Personally, however, I don't bunker bottles and I don't live my life looking in the rear-view mirror. I think that's a terrible way to find happiness. I don't have the patience, the space, or the money to save more than a few bottles and I'm one of those people who finds more excitement in the next shiny new thing, rather than the dust-covered antique. That's me, however. I'm always going to try new things, buy new things, and write about new things because that's where I find inspiration. While I lament the loss of old favorites, I find today's market twice as exciting as it was seven years ago. There's more innovation, more expertise, and more consumer education than there was when I first started at K&L. The customer is better-equipped, more open-minded, and more-knowledgeable than ever and that makes my job twice as fun. All of a sudden, David OG and I can start buying delicious, no-name casks of Balmenach 25 and Dailuaine 16 because people have finally moved beyond the big brands. We've crossed our clientele over to new categories like Armagnac and mezcal. Because of the current whisk(e)y market, we're no longer stuck in the same brown box; we've opened new doors and created more awareness for drinks in general. That's so much more fun than drinking Pappy every day.

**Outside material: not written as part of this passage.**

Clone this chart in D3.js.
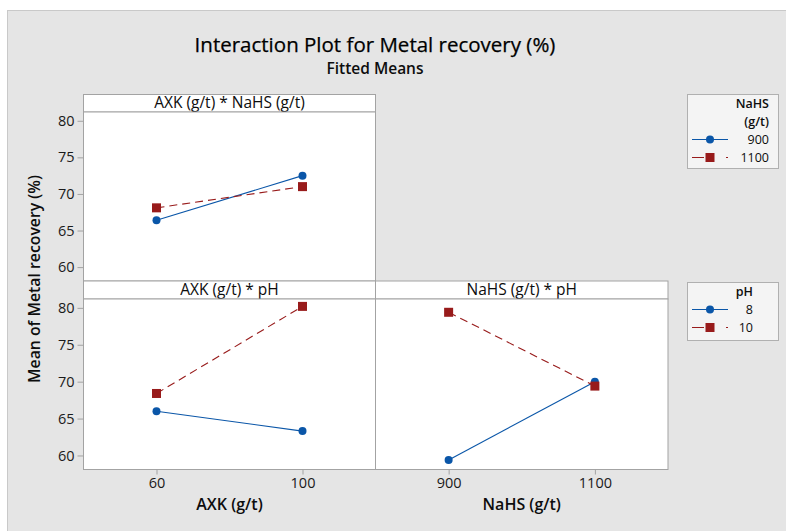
<!DOCTYPE html>
<html>
<head>
<meta charset="utf-8">
<script src="https://cdn.jsdelivr.net/npm/d3@7"></script>
<style>
  html, body { margin: 0; padding: 0; background: #fff; }
  svg { display: block; font-family: "Open Sans", "Noto Sans", sans-serif; }
</style>
</head>
<body>
<div id="chart"></div>
<script>
// data
const axkLevels = [60, 100];
const nahsLevels = [900, 1100];
const phLevels = ["8", "10"];
const nahsLegendLevels = ["900", "1100"];

const axkByNahs900 = [66.4, 72.5];
const axkByNahs1100 = [68.1, 71.0];
const axkByPh8 = [66.0, 63.3];
const axkByPh10 = [68.4, 80.2];
const nahsByPh8 = [59.4, 70.0];
const nahsByPh10 = [79.4, 69.4];

const yTicks = [60, 65, 70, 75, 80];

const width = 786;
const height = 531;
const blue = "#0a56a8";
const red = "#981b1b";
const frame = "#a3a3a3";
const ink = "#0d0d0d";

const svg = d3.select("#chart").append("svg")
    .attr("width", width)
    .attr("height", height);

// grey background
svg.append("rect")
    .attr("x", 7.5).attr("y", 10.5)
    .attr("width", width).attr("height", height)
    .attr("fill", "#e5e5e5")
    .attr("stroke", "#c9c9c9");

// title
svg.append("text")
    .attr("x", 375).attr("y", 52)
    .attr("text-anchor", "middle")
    .attr("font-size", 20.5)
    .attr("fill", "#000")
    .attr("stroke", "#000")
    .attr("stroke-width", 0.25)
    .text("Interaction Plot for Metal recovery (%)");

svg.append("text")
    .attr("x", 375).attr("y", 74)
    .attr("text-anchor", "middle")
    .attr("font-size", 15.5)
    .attr("font-weight", 600)
    .attr("fill", ink)
    .text("Fitted Means");

const colX = [83.5, 375.5, 668];
const rows = [
    {stripTop: 94.5, plotTop: 112, plotBottom: 281},
    {stripTop: 281, plotTop: 299, plotBottom: 469.5}
];

const panels = [
    {title: "AXK (g/t) * NaHS (g/t)", col: 0, row: 0, levels: axkLevels, domain: [40, 120],
        a: axkByNahs900, b: axkByNahs1100, yAxis: true},
    {title: "AXK (g/t) * pH", col: 0, row: 1, levels: axkLevels, domain: [40, 120],
        a: axkByPh8, b: axkByPh10, yAxis: true, xAxis: "AXK (g/t)"},
    {title: "NaHS (g/t) * pH", col: 1, row: 1, levels: nahsLevels, domain: [800, 1200],
        a: nahsByPh8, b: nahsByPh10, xAxis: "NaHS (g/t)"}
];

const tickStyle = a => a.selectAll(".tick text")
    .attr("font-size", 14.5).attr("fill", "#1a1a1a")
    .attr("font-family", "'Open Sans', sans-serif");

for (const p of panels) {
    const r = rows[p.row];
    const x0 = colX[p.col], x1 = colX[p.col + 1];

    const x = d3.scaleLinear().domain(p.domain).range([x0, x1]);
    const y = d3.scaleLinear().domain([58.1, 81.2]).range([r.plotBottom, r.plotTop]);

    const g = svg.append("g");

    // strip
    g.append("rect")
        .attr("x", x0).attr("y", r.stripTop)
        .attr("width", x1 - x0).attr("height", r.plotTop - r.stripTop)
        .attr("fill", "#fff").attr("stroke", frame);
    g.append("text")
        .attr("x", (x0 + x1) / 2).attr("y", r.plotTop - 4)
        .attr("text-anchor", "middle")
        .attr("font-size", 15.5)
        .attr("fill", ink)
        .text(p.title);

    // plot area
    g.append("rect")
        .attr("x", x0).attr("y", r.plotTop)
        .attr("width", x1 - x0).attr("height", r.plotBottom - r.plotTop)
        .attr("fill", "#fff").attr("stroke", frame);

    if (p.yAxis) {
        g.append("g")
            .attr("transform", `translate(${x0},0)`)
            .call(d3.axisLeft(y).tickValues(yTicks).tickSize(6).tickPadding(3))
            .call(a => a.select(".domain").remove())
            .call(a => a.selectAll(".tick line").attr("stroke", frame))
            .call(tickStyle);
    }

    if (p.xAxis) {
        g.append("g")
            .attr("transform", `translate(0,${r.plotBottom})`)
            .call(d3.axisBottom(x).tickValues(p.levels).tickFormat(d3.format("d")).tickSize(5).tickPadding(3))
            .call(a => a.select(".domain").remove())
            .call(a => a.selectAll(".tick line").attr("stroke", frame))
            .call(tickStyle);
        g.append("text")
            .attr("x", (x0 + x1) / 2).attr("y", 510)
            .attr("text-anchor", "middle")
            .attr("font-size", 16)
            .attr("font-weight", 600)
            .attr("fill", ink)
            .text(p.xAxis);
    }

    const line = d3.line()
        .x((d, i) => x(p.levels[i]))
        .y(d => y(d));

    g.append("path")
        .datum(p.a)
        .attr("fill", "none")
        .attr("stroke", blue)
        .attr("stroke-width", 1.1)
        .attr("d", line);

    g.append("path")
        .datum(p.b)
        .attr("fill", "none")
        .attr("stroke", red)
        .attr("stroke-width", 1.1)
        .attr("stroke-dasharray", "8,5")
        .attr("d", line);

    g.selectAll(".dot")
        .data(p.a)
        .join("circle")
        .attr("cx", (d, i) => x(p.levels[i]))
        .attr("cy", d => y(d))
        .attr("r", 4)
        .attr("fill", blue);

    g.selectAll(".sq")
        .data(p.b)
        .join("rect")
        .attr("x", (d, i) => x(p.levels[i]) - 4.5)
        .attr("y", d => y(d) - 4.5)
        .attr("width", 9).attr("height", 9)
        .attr("fill", red);
}

// y axis title
svg.append("text")
    .attr("transform", "translate(40,279) rotate(-90)")
    .attr("text-anchor", "middle")
    .attr("font-size", 15.8)
    .attr("font-weight", 600)
    .attr("fill", ink)
    .text("Mean of Metal recovery (%)");

// legends
function legend(top, h, titleLines, labels, textRight) {
    const lg = svg.append("g");
    lg.append("rect")
        .attr("x", 687.5).attr("y", top)
        .attr("width", 91).attr("height", h)
        .attr("fill", "#f4f4f4").attr("stroke", "#b0b0b0");
    titleLines.forEach((t, i) => {
        lg.append("text")
            .attr("x", textRight).attr("y", top + 13 + i * 18)
            .attr("text-anchor", "end")
            .attr("font-size", 12.5)
            .attr("font-weight", 600)
            .attr("fill", ink)
            .text(t);
    });
    const rowTop = top + 13 + (titleLines.length - 1) * 18;
    labels.forEach((lab, i) => {
        const cy = rowTop + 14 + i * 18;
        const isRed = i === 1;
        lg.append("line")
            .attr("x1", 692).attr("x2", 728)
            .attr("y1", cy).attr("y2", cy)
            .attr("stroke", isRed ? red : blue)
            .attr("stroke-width", 1.1)
            .attr("stroke-dasharray", isRed ? "12,22,2" : null);
        if (isRed) {
            lg.append("rect")
                .attr("x", 710 - 4.5).attr("y", cy - 4.5)
                .attr("width", 9).attr("height", 9)
                .attr("fill", red);
        } else {
            lg.append("circle")
                .attr("cx", 710).attr("cy", cy).attr("r", 4)
                .attr("fill", blue);
        }
        lg.append("text")
            .attr("x", textRight).attr("y", cy + 4.5)
            .attr("text-anchor", "end")
            .attr("font-size", 12.5)
            .attr("fill", ink)
            .text(lab);
    });
}

legend(94.5, 74, ["NaHS", "(g/t)"], nahsLegendLevels, 769);
legend(282.5, 58, ["pH"], phLevels, 753);
</script>
</body>
</html>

What's that old saying? You close one door and you open another? Something like that. I would encourage anyone who's fed up with the whisk(e)y market to explore wine (Bordeaux is loaded with hot deals right now after the 2011 and 2012 gluts––that bubble has popped and is giving up the goods), brandy, or even beer (our fridge in Redwood City is jam-packed with new delicious craft stuff). It's a great time to be a drinker. Hell, it's a great time to be alive! Don't let the growing demand for one specific category of drinks ruin the party for you. Find another party. The exploration is half the fun.